_TASK DESCRIPTION_
Extract the whole listing as it stands. Do not include the pictures.

= = =

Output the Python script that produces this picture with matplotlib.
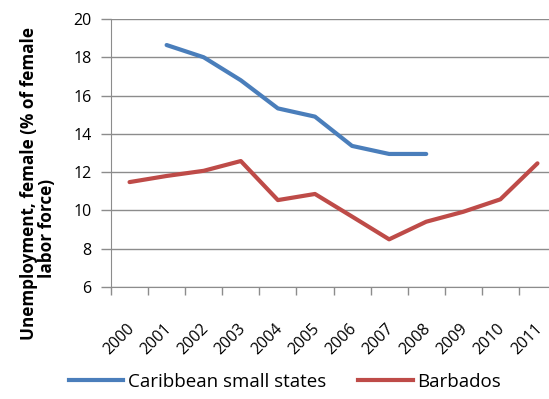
import matplotlib.pyplot as plt
from matplotlib.lines import Line2D

years = ['2000', '2001', '2002', '2003', '2004', '2005',
         '2006', '2007', '2008', '2009', '2010', '2011']
caribbean = [None, 18.64, 18.0, 16.8, 15.33, 14.9, 13.37, 12.95, 12.95, None, None, None]
barbados = [11.48, 11.8, 12.07, 12.58, 10.54, 10.86, 9.68, 8.49, 9.41, 9.93, 10.58, 12.46]

blue = '#4A7EBB'
red = '#BE4B48'
grid = '#8C8C8C'

plt.rcParams['font.family'] = ['Open Sans', 'DejaVu Sans']

fig = plt.figure(figsize=(5.49, 3.99), dpi=100)
W, H = 549, 399
# plot area runs a bit past the right edge of the canvas
ax = fig.add_axes([111 / W, 1 - 287 / H, (556 - 111) / W, (287 - 19) / H])

x = list(range(len(years)))
cx = [i for i, v in zip(x, caribbean) if v is not None]
cy = [v for v in caribbean if v is not None]
ax.plot(cx, cy, color=blue, lw=3, solid_capstyle='round', solid_joinstyle='round', zorder=3)
ax.plot(x, barbados, color=red, lw=3, solid_capstyle='round', solid_joinstyle='round', zorder=3)

ax.set_xlim(-0.5, len(years) - 0.5)
ax.set_ylim(6, 20)
ax.set_yticks(range(6, 21, 2))
ax.yaxis.grid(True, color=grid, lw=1)
ax.set_axisbelow(True)

# boundary ticks as major, year labels on minor ticks
ax.set_xticks([i - 0.5 for i in range(len(years) + 1)], minor=False)
ax.set_xticklabels([])
ax.set_xticks([i - 0.09 for i in x], minor=True)
ax.set_xticklabels(years, minor=True, rotation=45, ha='right', va='top',
                   rotation_mode='anchor', fontsize=11.5)
ax.tick_params(axis='x', which='major', length=6, color=grid, width=1)
ax.tick_params(axis='x', which='minor', length=0, pad=24)
ax.tick_params(axis='y', length=7, color=grid, width=1, labelsize=11.5, pad=7)

for side in ['top', 'right']:
    ax.spines[side].set_visible(False)
ax.spines['left'].set_color(grid)
ax.spines['bottom'].set_color(grid)

fig.text(29 / W, 1 - 184 / H, 'Unemployment, female (% of female',
         rotation=90, ha='center', va='center', fontsize=12.3, fontweight='bold')
fig.text(47 / W, 1 - 228 / H, 'labor force)',
         rotation=90, ha='center', va='center', fontsize=12.3, fontweight='bold')

handles = [Line2D([], [], color=blue, lw=3), Line2D([], [], color=red, lw=3)]
fig.legend(handles, ['Caribbean small states', 'Barbados'], loc='center',
           bbox_to_anchor=(285 / W, 1 - 382 / H), ncol=2, frameon=False,
           fontsize=13.5, handlelength=2.9, handletextpad=0.25, columnspacing=1.7)

fig.savefig('out.png', dpi=100)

= = =

_ANSWER TO THIS EXERCISE_
Output the Python script that produces this picture with matplotlib.
import matplotlib.pyplot as plt
from matplotlib.lines import Line2D

years = ['2000', '2001', '2002', '2003', '2004', '2005',
         '2006', '2007', '2008', '2009', '2010', '2011']
caribbean = [None, 18.64, 18.0, 16.8, 15.33, 14.9, 13.37, 12.95, 12.95, None, None, None]
barbados = [11.48, 11.8, 12.07, 12.58, 10.54, 10.86, 9.68, 8.49, 9.41, 9.93, 10.58, 12.46]

blue = '#4A7EBB'
red = '#BE4B48'
grid = '#8C8C8C'

plt.rcParams['font.family'] = ['Open Sans', 'DejaVu Sans']

fig = plt.figure(figsize=(5.49, 3.99), dpi=100)
W, H = 549, 399
# plot area runs a bit past the right edge of the canvas
ax = fig.add_axes([111 / W, 1 - 287 / H, (556 - 111) / W, (287 - 19) / H])

x = list(range(len(years)))
cx = [i for i, v in zip(x, caribbean) if v is not None]
cy = [v for v in caribbean if v is not None]
ax.plot(cx, cy, color=blue, lw=3, solid_capstyle='round', solid_joinstyle='round', zorder=3)
ax.plot(x, barbados, color=red, lw=3, solid_capstyle='round', solid_joinstyle='round', zorder=3)

ax.set_xlim(-0.5, len(years) - 0.5)
ax.set_ylim(6, 20)
ax.set_yticks(range(6, 21, 2))
ax.yaxis.grid(True, color=grid, lw=1)
ax.set_axisbelow(True)

# boundary ticks as major, year labels on minor ticks
ax.set_xticks([i - 0.5 for i in range(len(years) + 1)], minor=False)
ax.set_xticklabels([])
ax.set_xticks([i - 0.09 for i in x], minor=True)
ax.set_xticklabels(years, minor=True, rotation=45, ha='right', va='top',
                   rotation_mode='anchor', fontsize=11.5)
ax.tick_params(axis='x', which='major', length=6, color=grid, width=1)
ax.tick_params(axis='x', which='minor', length=0, pad=24)
ax.tick_params(axis='y', length=7, color=grid, width=1, labelsize=11.5, pad=7)

for side in ['top', 'right']:
    ax.spines[side].set_visible(False)
ax.spines['left'].set_color(grid)
ax.spines['bottom'].set_color(grid)

fig.text(29 / W, 1 - 184 / H, 'Unemployment, female (% of female',
         rotation=90, ha='center', va='center', fontsize=12.3, fontweight='bold')
fig.text(47 / W, 1 - 228 / H, 'labor force)',
         rotation=90, ha='center', va='center', fontsize=12.3, fontweight='bold')

handles = [Line2D([], [], color=blue, lw=3), Line2D([], [], color=red, lw=3)]
fig.legend(handles, ['Caribbean small states', 'Barbados'], loc='center',
           bbox_to_anchor=(285 / W, 1 - 382 / H), ncol=2, frameon=False,
           fontsize=13.5, handlelength=2.9, handletextpad=0.25, columnspacing=1.7)

fig.savefig('out.png', dpi=100)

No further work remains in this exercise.